Jannis Kounellis
Presented by Sprovieri Gallery London
At Ambika P3, University of Westminster, London
23 April – 30 May 2010
Greco-Italian artist Jannis Kounellis, a key figure in international contemporary art for over forty years, will create major new works, especially conceived for Ambika P3. Using the unique characteristics offered by the spaces of Ambika P3 as his canvas, this major new exhibition, presented by Sprovieri Gallery, will be the first solo presentation by Kounellis in a public London space since the Whitechapel Art Gallery exhibition in 1982.
Jannis Kounellis was initially associated with the Italian Arte Povera of the late 1960s, a movement that tried to free art from the conventions, structures and the market place restrictions of the day, and also (through the nature of the materials used) to make an art much closer to the everyday life of people. In 1969 he was made famous by a work he presented in Rome in which he temporarily turned a gallery into a stable for twelve horses. Since then, through his continued pushing of the boundaries of what is considered art, Kounellis has remained at the forefront of developments in contemporary art.

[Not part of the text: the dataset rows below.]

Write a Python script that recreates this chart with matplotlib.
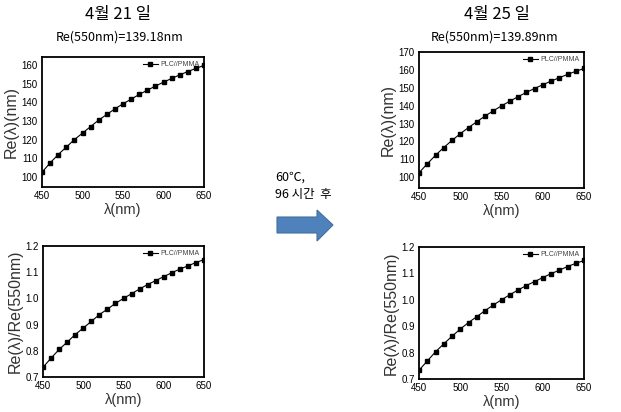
import matplotlib
matplotlib.use("Agg")
import matplotlib.pyplot as plt
from matplotlib.patches import Polygon

plt.rcParams['font.family'] = ['Liberation Sans', 'DejaVu Sans']

wavelength = [450, 460, 470, 480, 490, 500, 510, 520, 530, 540, 550,
              560, 570, 580, 590, 600, 610, 620, 630, 640, 650]

re_apr21 = [102.5, 107.5, 112.0, 116.0, 120.0, 123.5, 127.0, 130.5, 133.5, 136.5, 139.2,
            141.7, 144.2, 146.5, 148.7, 150.8, 152.8, 154.7, 156.5, 158.2, 159.8]
ratio_apr21 = [0.737, 0.772, 0.805, 0.833, 0.862, 0.887, 0.912, 0.938, 0.959, 0.981, 1.000,
               1.018, 1.036, 1.053, 1.068, 1.083, 1.098, 1.112, 1.124, 1.137, 1.148]

re_apr25 = [102.5, 107.5, 112.3, 116.6, 120.6, 124.3, 127.8, 131.0, 134.2, 137.1, 139.9,
            142.5, 145.0, 147.4, 149.6, 151.7, 153.7, 155.6, 157.5, 159.2, 160.8]
ratio_apr25 = [0.733, 0.768, 0.803, 0.833, 0.862, 0.889, 0.914, 0.936, 0.959, 0.980, 1.000,
               1.019, 1.037, 1.054, 1.069, 1.084, 1.099, 1.112, 1.126, 1.138, 1.149]

series_name = "PLC//PMMA"
title_left = "4월 21 일"
title_right = "4월 25 일"
sub_left = "Re(550nm)=139.18nm"
sub_right = "Re(550nm)=139.89nm"
mid_text = "60℃,\n96 시간  후"

W, H = 621, 412
fig = plt.figure(figsize=(W / 100, H / 100), dpi=100)

def px(x0, y0, x1, y1):
    return [x0 / W, 1 - y1 / H, (x1 - x0) / W, (y1 - y0) / H]

cjk = ['Noto Sans CJK KR', 'DejaVu Sans']

def make_ax(rect, y, ylim, yticks, ylabel, yfmt):
    ax = fig.add_axes(rect)
    ax.plot(wavelength, y, color='black', lw=0.8, marker='s', ms=3.0,
            label=series_name)
    ax.set_xlim(450, 650)
    ax.set_ylim(*ylim)
    ax.set_xticks([450, 500, 550, 600, 650])
    ax.set_yticks(yticks)
    ax.set_yticklabels([yfmt.format(v) for v in yticks])
    ax.tick_params(length=0, pad=3, labelsize=7)
    for s in ax.spines.values():
        s.set_linewidth(1.3)
    ax.set_xlabel("λ(nm)", fontsize=10.5, labelpad=1, color='#333333')
    ax.set_ylabel(ylabel, fontsize=11.5, labelpad=2, color='#333333')
    leg = ax.legend(loc='upper right', frameon=False, fontsize=5, handlelength=2.2,
                    borderaxespad=0.2, handletextpad=0.4, markerscale=0.8)
    for t in leg.get_texts():
        t.set_color('#444444')
    return ax

make_ax(px(42, 57, 204, 187), re_apr21, (94.6, 164.3), [100, 110, 120, 130, 140, 150, 160],
        "Re(λ)(nm)", "{:.0f}")
make_ax(px(43, 246, 204, 377), ratio_apr21, (0.7, 1.2), [0.7, 0.8, 0.9, 1.0, 1.1, 1.2],
        "Re(λ)/Re(550nm)", "{:.1f}")
make_ax(px(419, 52, 584, 188), re_apr25, (94.0, 170.0), [100, 110, 120, 130, 140, 150, 160, 170],
        "Re(λ)(nm)", "{:.0f}")
make_ax(px(419, 247, 584, 379), ratio_apr25, (0.7, 1.2), [0.7, 0.8, 0.9, 1.0, 1.1, 1.2],
        "Re(λ)/Re(550nm)", "{:.1f}")

fig.text(118 / W, 1 - 15 / H, title_left, ha='center', va='center', fontsize=12, family=cjk)
fig.text(120 / W, 1 - 37 / H, sub_left, ha='center', va='center', fontsize=9, family=cjk)
fig.text(497 / W, 1 - 15 / H, title_right, ha='center', va='center', fontsize=12, family=cjk)
fig.text(495 / W, 1 - 37 / H, sub_right, ha='center', va='center', fontsize=9, family=cjk)

fig.text(275 / W, 1 - 186 / H, mid_text, ha='left', va='center', fontsize=9,
         family=cjk, linespacing=1.4)

pts = [(277, 217), (317, 217), (317, 210), (333, 225), (317, 241), (317, 233), (277, 233)]
arrow = Polygon([(x / W, 1 - y / H) for x, y in pts], closed=True,
                facecolor='#4F81BD', edgecolor='#41719C', lw=0.8,
                transform=fig.transFigure)
fig.add_artist(arrow)

fig.savefig("out.png", dpi=100)
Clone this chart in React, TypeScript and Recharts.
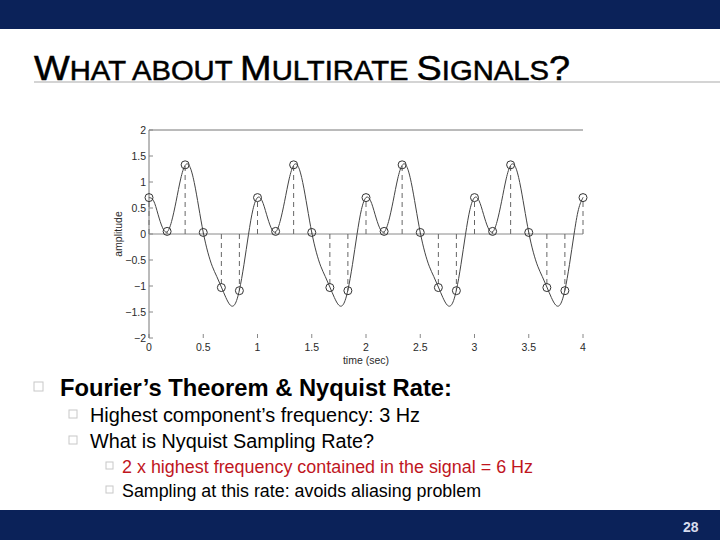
import React from 'react';
import {
  ComposedChart, Line, Scatter, XAxis, YAxis, ReferenceLine, Label,
} from 'recharts';

// ---- data ----
const curveTime = [
  0, 0.042, 0.083, 0.125, 0.167, 0.208, 0.25, 0.292, 0.333, 0.375, 0.417, 0.458,
  0.5, 0.542, 0.583, 0.625, 0.667, 0.708, 0.75, 0.792, 0.833, 0.875, 0.917, 0.958,
  1, 1.042, 1.083, 1.125, 1.167, 1.208, 1.25, 1.292, 1.333, 1.375, 1.417, 1.458,
  1.5, 1.542, 1.583, 1.625, 1.667, 1.708, 1.75, 1.792, 1.833, 1.875, 1.917, 1.958,
  2, 2.042, 2.083, 2.125, 2.167, 2.208, 2.25, 2.292, 2.333, 2.375, 2.417, 2.458,
  2.5, 2.542, 2.583, 2.625, 2.667, 2.708, 2.75, 2.792, 2.833, 2.875, 2.917, 2.958,
  3, 3.042, 3.083, 3.125, 3.167, 3.208, 3.25, 3.292, 3.333, 3.375, 3.417, 3.458,
  3.5, 3.542, 3.583, 3.625, 3.667, 3.708, 3.75, 3.792, 3.833, 3.875, 3.917, 3.958,
  4,
];
const curveAmp = [
  0.70, 0.64, 0.38, 0.12, 0.04, 0.24, 0.63, 1.06, 1.32, 1.30, 0.99, 0.52,
  0.03, -0.35, -0.62, -0.82, -1.02, -1.22, -1.37, -1.35, -1.08, -0.59, -0.01, 0.47,
  0.70, 0.64, 0.38, 0.12, 0.04, 0.24, 0.63, 1.06, 1.32, 1.30, 0.99, 0.52,
  0.03, -0.35, -0.62, -0.82, -1.02, -1.22, -1.37, -1.35, -1.08, -0.59, -0.01, 0.47,
  0.70, 0.64, 0.38, 0.12, 0.04, 0.24, 0.63, 1.06, 1.32, 1.30, 0.99, 0.52,
  0.03, -0.35, -0.62, -0.82, -1.02, -1.22, -1.37, -1.35, -1.08, -0.59, -0.01, 0.47,
  0.70, 0.64, 0.38, 0.12, 0.04, 0.24, 0.63, 1.06, 1.32, 1.30, 0.99, 0.52,
  0.03, -0.35, -0.62, -0.82, -1.02, -1.22, -1.37, -1.35, -1.08, -0.59, -0.01, 0.47,
  0.70,
];
const sampleTime = [
  0, 0.167, 0.333, 0.5, 0.667, 0.833, 1, 1.167, 1.333, 1.5, 1.667, 1.833,
  2, 2.167, 2.333, 2.5, 2.667, 2.833, 3, 3.167, 3.333, 3.5, 3.667, 3.833, 4,
];
const sampleAmp = [
  0.70, 0.05, 1.33, 0.03, -1.03, -1.09, 0.70, 0.05, 1.33, 0.03, -1.03, -1.09,
  0.70, 0.05, 1.33, 0.03, -1.03, -1.09, 0.70, 0.05, 1.33, 0.03, -1.03, -1.09,
  0.70,
];
const xTicks = [0, 0.5, 1, 1.5, 2, 2.5, 3, 3.5, 4];
const yTicks = [-2, -1.5, -1, -0.5, 0, 0.5, 1, 1.5, 2];

const curveData = curveTime.map((t, i) => ({ t, v: curveAmp[i] }));
const sampleData = sampleTime.map((t, i) => ({ t, v: sampleAmp[i] }));

const NAVY = '#0b2259';
const FONT = '"Liberation Sans", Arial, Helvetica, sans-serif';
const fmt = (v: number) => String(v).replace('-', '\u2212');

const Box = ({ x, y, s }: { x: number; y: number; s: number }) => (
  <rect x={x} y={y} width={s} height={s} fill="none" stroke="#c8c8c8" strokeWidth={1} />
);

export default function App() {
  const tickStyle = { fontSize: 10.5, fill: '#2a2a2a', fontFamily: FONT };
  return (
    <div style={{ position: 'absolute', left: 0, top: 0, width: 720, height: 540, background: '#fff', overflow: 'hidden' }}>
      <svg width={720} height={540} style={{ position: 'absolute', left: 0, top: 0 }}>
        <rect x={0} y={0} width={720} height={29} fill={NAVY} />
        <rect x={0} y={510} width={720} height={30} fill={NAVY} />
        <text x={34} y={80} fontFamily={FONT} fill="#000" stroke="#000" strokeWidth={0.5} textLength={536} lengthAdjust="spacingAndGlyphs">
          <tspan fontSize={35}>W</tspan>
          <tspan fontSize={27}>HAT ABOUT </tspan>
          <tspan fontSize={35}>M</tspan>
          <tspan fontSize={27}>ULTIRATE </tspan>
          <tspan fontSize={35}>S</tspan>
          <tspan fontSize={27}>IGNALS</tspan>
          <tspan fontSize={35}>?</tspan>
        </text>
        <line x1={34} y1={82} x2={720} y2={82} stroke="#d4d4d4" strokeWidth={2} />

        <Box x={34} y={382} s={9} />
        <text x={60} y={396} fontFamily={FONT} fontWeight="bold" fontSize={24} fill="#000" textLength={392} lengthAdjust="spacingAndGlyphs">Fourier’s Theorem &amp; Nyquist Rate:</text>

        <Box x={69} y={410} s={8} />
        <text x={90} y={422} fontFamily={FONT} fontSize={20} fill="#000" textLength={330} lengthAdjust="spacingAndGlyphs">Highest component’s frequency: 3 Hz</text>
        <Box x={69} y={436} s={8} />
        <text x={90} y={448} fontFamily={FONT} fontSize={20} fill="#000" textLength={284} lengthAdjust="spacingAndGlyphs">What is Nyquist Sampling Rate?</text>

        <Box x={106} y={462} s={7} />
        <text x={122} y={473} fontFamily={FONT} fontSize={17.5} fill="#c0161e" textLength={411} lengthAdjust="spacingAndGlyphs">2 x highest frequency contained in the signal = 6 Hz</text>
        <Box x={106} y={486} s={7} />
        <text x={122} y={497} fontFamily={FONT} fontSize={17.5} fill="#000" textLength={359} lengthAdjust="spacingAndGlyphs">Sampling at this rate: avoids aliasing problem</text>

        <text x={683} y={532} fontFamily={FONT} fontWeight="bold" fontSize={14} fill="#d6dcee">28</text>
      </svg>

      <div style={{ position: 'absolute', left: 100, top: 115 }}>
        <ComposedChart
          width={500}
          height={260}
          data={curveData}
          margin={{ top: 14, right: 16, bottom: 20, left: 0 }}
        >
          <XAxis
            dataKey="t"
            type="number"
            domain={[0, 4]}
            ticks={xTicks}
            axisLine={false}
            tickLine={{ stroke: '#888' }}
            tickSize={-4}
            tickMargin={10}
            height={17}
            tick={tickStyle}
            interval={0}
          >
            <Label value="time (sec)" position="bottom" offset={2} style={{ fontSize: 10.5, fill: '#2a2a2a', fontFamily: FONT }} />
          </XAxis>
          <XAxis
            xAxisId="top"
            orientation="top"
            type="number"
            domain={[0, 4]}
            ticks={xTicks}
            axisLine={{ stroke: '#777' }}
            tickLine={{ stroke: '#888' }}
            tickSize={-4}
            tick={false}
            height={1}
          />
          <YAxis
            type="number"
            domain={[-2, 2]}
            ticks={yTicks}
            axisLine={{ stroke: '#777' }}
            tickLine={{ stroke: '#888' }}
            tickSize={-4}
            tickMargin={7}
            width={49}
            tick={tickStyle}
            tickFormatter={fmt}
            interval={0}
          >
            <Label value="amplitude" angle={-90} position="insideLeft" offset={18} style={{ fontSize: 10.5, fill: '#2a2a2a', fontFamily: FONT, textAnchor: 'middle' }} />
          </YAxis>
          <YAxis
            yAxisId="right"
            orientation="right"
            type="number"
            domain={[-2, 2]}
            ticks={yTicks}
            axisLine={false}
            tickLine={{ stroke: '#888' }}
            tickSize={-4}
            tick={false}
            width={1}
          />
          <ReferenceLine y={0} stroke="#8a8a8a" strokeWidth={1} />
          {sampleData.map((d, i) => (
            <ReferenceLine
              key={i}
              segment={[{ x: d.t, y: 0 }, { x: d.t, y: d.v }]}
              stroke="#666"
              strokeWidth={1}
              strokeDasharray="5 4"
            />
          ))}
          <Line
            dataKey="v"
            type="natural"
            stroke="#444"
            strokeWidth={1}
            dot={false}
            isAnimationActive={false}
          />
          <Scatter
            data={sampleData}
            dataKey="v"
            isAnimationActive={false}
            shape={(p: any) => (
              <circle cx={p.cx} cy={p.cy} r={4} fill="none" stroke="#333" strokeWidth={1} />
            )}
          />
        </ComposedChart>
      </div>
    </div>
  );
}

While his works are perhaps best known for their frequently epic scale, it is in the details of their making that they are at their most human. Always made from a gathering of everyday materials (such as wool, sacking, used clothing, old musical instruments or pieces of steel), when grouped together these disparate ingredients take on new meanings and associations. In one famous untitled work from 1967, Kounellis cut a sheet of steel into the shape of a flower, and inserted a gas flame at its centre – the hard, metallic cold of the steel contrasting with the form of the inanimate flower, which in turn gave forth a hot, (life and death giving) lick of fire. In another piece from 2004, installed in a space filled with oriental carpets and covered by an army of falling steel crosses suggesting the encounter of two different cultures, he again contrasted the textures, strengths and uses of the materials, while reconnecting them to man through their histories.
Starting his career as a painter, Kounellis still describes his practice as painting. His first paintings were exactly the size of one of the walls in his house. Physical space then became his canvas and in this respect the actual making of his works also becomes something of a performance, in which the space is articulated by the placing of the objects within it. It is no surprise therefore that Kounellis works only within carefully selected spaces.